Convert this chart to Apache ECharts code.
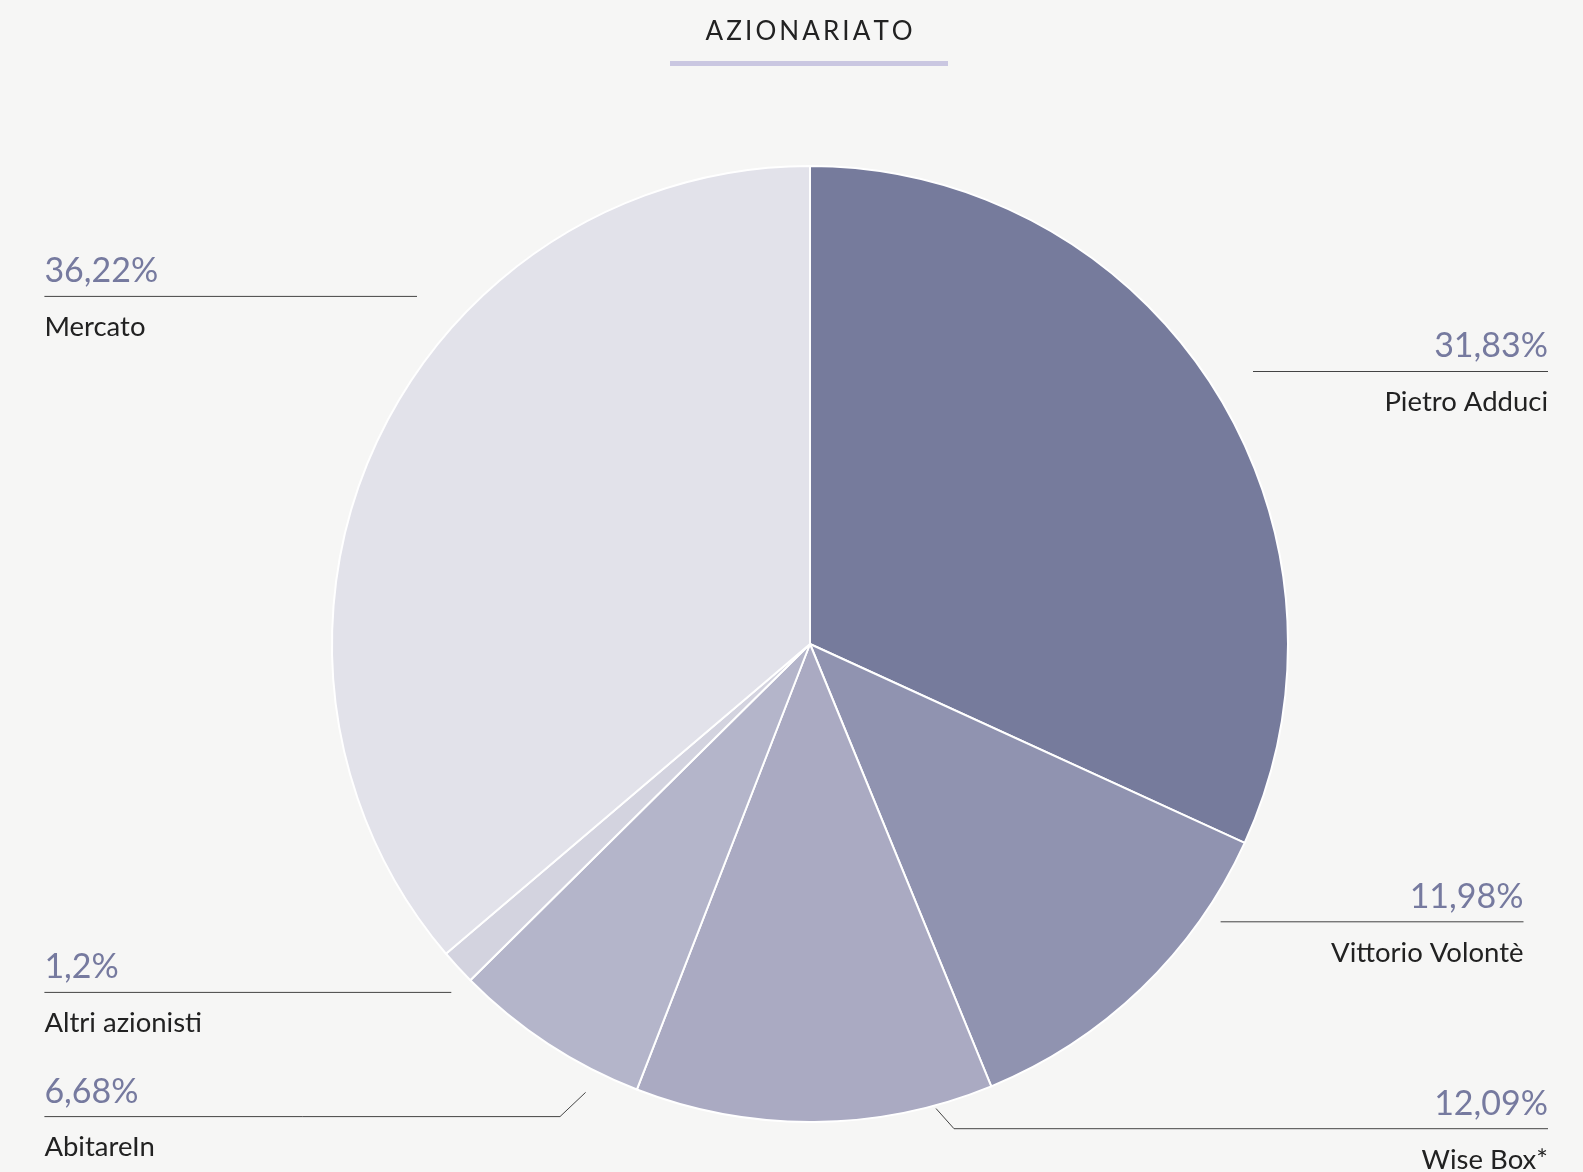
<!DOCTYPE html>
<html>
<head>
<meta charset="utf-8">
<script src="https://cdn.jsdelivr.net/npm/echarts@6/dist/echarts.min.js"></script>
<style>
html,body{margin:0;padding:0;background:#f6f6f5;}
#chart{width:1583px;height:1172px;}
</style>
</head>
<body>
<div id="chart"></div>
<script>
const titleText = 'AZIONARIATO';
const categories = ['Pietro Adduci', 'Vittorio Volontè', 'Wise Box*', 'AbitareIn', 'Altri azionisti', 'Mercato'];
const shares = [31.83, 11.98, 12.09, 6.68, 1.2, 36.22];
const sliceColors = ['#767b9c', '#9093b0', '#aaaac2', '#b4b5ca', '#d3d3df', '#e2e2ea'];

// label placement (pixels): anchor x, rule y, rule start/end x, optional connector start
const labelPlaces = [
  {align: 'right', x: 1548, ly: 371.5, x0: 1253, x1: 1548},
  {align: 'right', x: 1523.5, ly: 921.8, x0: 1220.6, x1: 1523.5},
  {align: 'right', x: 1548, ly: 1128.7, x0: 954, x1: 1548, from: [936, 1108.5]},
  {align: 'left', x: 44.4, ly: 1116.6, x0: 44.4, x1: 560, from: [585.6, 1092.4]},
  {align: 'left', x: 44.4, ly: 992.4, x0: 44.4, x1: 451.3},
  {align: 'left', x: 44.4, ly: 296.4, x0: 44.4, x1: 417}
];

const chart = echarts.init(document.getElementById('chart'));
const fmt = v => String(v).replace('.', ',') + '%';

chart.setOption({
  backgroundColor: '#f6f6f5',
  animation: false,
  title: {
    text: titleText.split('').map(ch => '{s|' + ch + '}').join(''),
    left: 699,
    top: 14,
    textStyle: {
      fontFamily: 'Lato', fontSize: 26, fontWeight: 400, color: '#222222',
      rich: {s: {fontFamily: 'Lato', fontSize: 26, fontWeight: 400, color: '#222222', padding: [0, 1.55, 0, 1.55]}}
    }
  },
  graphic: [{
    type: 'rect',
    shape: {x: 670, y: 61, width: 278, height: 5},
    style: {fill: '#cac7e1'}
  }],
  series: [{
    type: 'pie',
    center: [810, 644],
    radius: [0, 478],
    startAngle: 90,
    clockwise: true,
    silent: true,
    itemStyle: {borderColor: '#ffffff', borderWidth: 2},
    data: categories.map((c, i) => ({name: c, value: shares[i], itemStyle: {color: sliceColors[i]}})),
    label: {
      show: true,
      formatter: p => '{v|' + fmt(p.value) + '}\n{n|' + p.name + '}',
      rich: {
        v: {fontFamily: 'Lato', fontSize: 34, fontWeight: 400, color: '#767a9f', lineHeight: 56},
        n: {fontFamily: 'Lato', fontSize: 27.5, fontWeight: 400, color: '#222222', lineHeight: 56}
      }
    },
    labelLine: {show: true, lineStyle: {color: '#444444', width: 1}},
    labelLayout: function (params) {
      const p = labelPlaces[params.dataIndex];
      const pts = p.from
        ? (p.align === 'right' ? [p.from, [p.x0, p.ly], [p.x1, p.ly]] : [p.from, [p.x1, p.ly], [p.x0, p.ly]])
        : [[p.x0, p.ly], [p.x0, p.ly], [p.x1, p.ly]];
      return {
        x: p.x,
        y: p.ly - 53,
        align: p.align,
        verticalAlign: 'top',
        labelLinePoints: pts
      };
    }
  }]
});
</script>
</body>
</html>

+--

• **YOUR OBJECTIVE**
Leave out the pictures and output the rest of the material exactly as written.

• **ANSWER IN FULL**
Convert this chart to Apache ECharts code.
<!DOCTYPE html>
<html>
<head>
<meta charset="utf-8">
<script src="https://cdn.jsdelivr.net/npm/echarts@6/dist/echarts.min.js"></script>
<style>
html,body{margin:0;padding:0;background:#f6f6f5;}
#chart{width:1583px;height:1172px;}
</style>
</head>
<body>
<div id="chart"></div>
<script>
const titleText = 'AZIONARIATO';
const categories = ['Pietro Adduci', 'Vittorio Volontè', 'Wise Box*', 'AbitareIn', 'Altri azionisti', 'Mercato'];
const shares = [31.83, 11.98, 12.09, 6.68, 1.2, 36.22];
const sliceColors = ['#767b9c', '#9093b0', '#aaaac2', '#b4b5ca', '#d3d3df', '#e2e2ea'];

// label placement (pixels): anchor x, rule y, rule start/end x, optional connector start
const labelPlaces = [
  {align: 'right', x: 1548, ly: 371.5, x0: 1253, x1: 1548},
  {align: 'right', x: 1523.5, ly: 921.8, x0: 1220.6, x1: 1523.5},
  {align: 'right', x: 1548, ly: 1128.7, x0: 954, x1: 1548, from: [936, 1108.5]},
  {align: 'left', x: 44.4, ly: 1116.6, x0: 44.4, x1: 560, from: [585.6, 1092.4]},
  {align: 'left', x: 44.4, ly: 992.4, x0: 44.4, x1: 451.3},
  {align: 'left', x: 44.4, ly: 296.4, x0: 44.4, x1: 417}
];

const chart = echarts.init(document.getElementById('chart'));
const fmt = v => String(v).replace('.', ',') + '%';

chart.setOption({
  backgroundColor: '#f6f6f5',
  animation: false,
  title: {
    text: titleText.split('').map(ch => '{s|' + ch + '}').join(''),
    left: 699,
    top: 14,
    textStyle: {
      fontFamily: 'Lato', fontSize: 26, fontWeight: 400, color: '#222222',
      rich: {s: {fontFamily: 'Lato', fontSize: 26, fontWeight: 400, color: '#222222', padding: [0, 1.55, 0, 1.55]}}
    }
  },
  graphic: [{
    type: 'rect',
    shape: {x: 670, y: 61, width: 278, height: 5},
    style: {fill: '#cac7e1'}
  }],
  series: [{
    type: 'pie',
    center: [810, 644],
    radius: [0, 478],
    startAngle: 90,
    clockwise: true,
    silent: true,
    itemStyle: {borderColor: '#ffffff', borderWidth: 2},
    data: categories.map((c, i) => ({name: c, value: shares[i], itemStyle: {color: sliceColors[i]}})),
    label: {
      show: true,
      formatter: p => '{v|' + fmt(p.value) + '}\n{n|' + p.name + '}',
      rich: {
        v: {fontFamily: 'Lato', fontSize: 34, fontWeight: 400, color: '#767a9f', lineHeight: 56},
        n: {fontFamily: 'Lato', fontSize: 27.5, fontWeight: 400, color: '#222222', lineHeight: 56}
      }
    },
    labelLine: {show: true, lineStyle: {color: '#444444', width: 1}},
    labelLayout: function (params) {
      const p = labelPlaces[params.dataIndex];
      const pts = p.from
        ? (p.align === 'right' ? [p.from, [p.x0, p.ly], [p.x1, p.ly]] : [p.from, [p.x1, p.ly], [p.x0, p.ly]])
        : [[p.x0, p.ly], [p.x0, p.ly], [p.x1, p.ly]];
      return {
        x: p.x,
        y: p.ly - 53,
        align: p.align,
        verticalAlign: 'top',
        labelLinePoints: pts
      };
    }
  }]
});
</script>
</body>
</html>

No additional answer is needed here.